Creative Schools Initiative

This initiative involves senior academics and researchers from the Universities of Auckland, Sydney and Monash. Central to the project is the development of a robust measure of creative environments in schools. The intention is to develop an index using quantitative data which can be used to inform government policy on education whilst simultaneously providing support to make schools more creative places. This project is therefore at the very forefront of research on creativity and schools.

More importantly aggregation of the School’s Creative index will provide information on the relationship between creativity and student achievement. The project aims to be scalable at a level where policy arguments can be made on the interconnectedness of the environment for creativity and achievement in the key areas of literacy and numeracy and student motivation.

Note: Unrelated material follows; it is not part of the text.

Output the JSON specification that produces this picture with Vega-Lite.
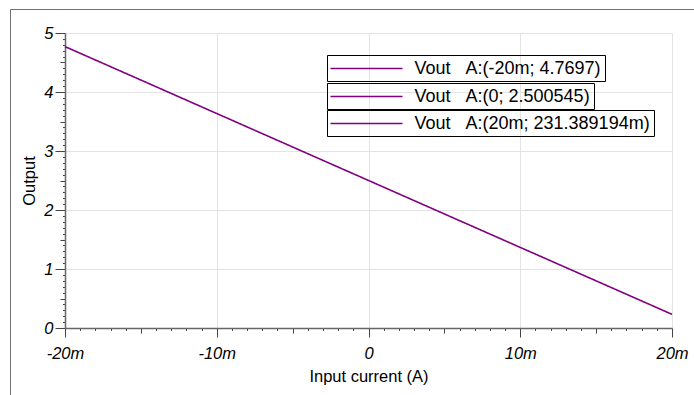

A statistically reliable index will build on the qualitative research that has recognised the interrelationship for many years and will speak more readily to government education policy makers.


Tuhia ki te ao - Write to the natural world

Dr Molly Mullen is currently part of the research team for Tuhia ki te ao - Write to the natural world. This TLRI funded project explores how people communicate a relationship and kinship with the natural world within the secondary school context. Through the project the research team will gain understanding of how literacy shapes a sense of our place in the world - our environment, our culture and our identity. Molly is focused on teaching and learning about ecological sustainability within the arts learning area of the New Zealand Curriculum.


Selected past projects

Teaspoon of light

Teaspoon of Light

CRUAT was involved in schools immediately following the February earthquakes in Christchurch. It ran workshops with children as they returned to schools and also training workshops with teachers. The Teaspoon of Light Theatre in Education Company was established through funding and support from UNESCO, The Mental Health Foundation and Norcross Print. In 2012 it worked with nearly 4000 Year 3-5 children in the most quake affected areas of Christchurch.  Ongoing support from UNESCo allowed the project to take other forms over the next two years.

An academic account of the project can be found in O'Connor, P. (2013) Theatre in Education: The Pedagogic as the Aesthetic in a Crumbling World. In: Jackson, T; Vine, C. (Eds.). Learning Through Theatre. 3rd Edition, New York, Routledge. (p.305-321).

Documentation and critical reflections on this project can be found here:



World Vision Australia: Young Mob Evaluation Project

In partnership with the University of Sydney, applied theatre processes were used as the basis of a research report on the progress and future plans for Young Mob, a programme for aboriginal youth leaders in Sydney, Australia.  To find out more see Anderson, M. & O'Connor, P. (2013). Applied Theatre as Research: provoking the possibilities. Applied Theatre Research Volume 1, Number 2, pp. 189-202.


Romeo and juliet

Romeo and Juliet in Youth Justice

The project involved the setting up and running of a multi arts programme in an Auckland youth justice setting. It used Romeo and Juliet as a framing device. The research looks at how the creation of powerful moments of beauty has the potential to shift the culture of detaining institutions.

A detailed description of the project was published in O’Connor, P. and Mullen, M. (2011). Prison theatre: Letting the light in to disciplinary relationships. NJ The Journal of Drama Australia,35.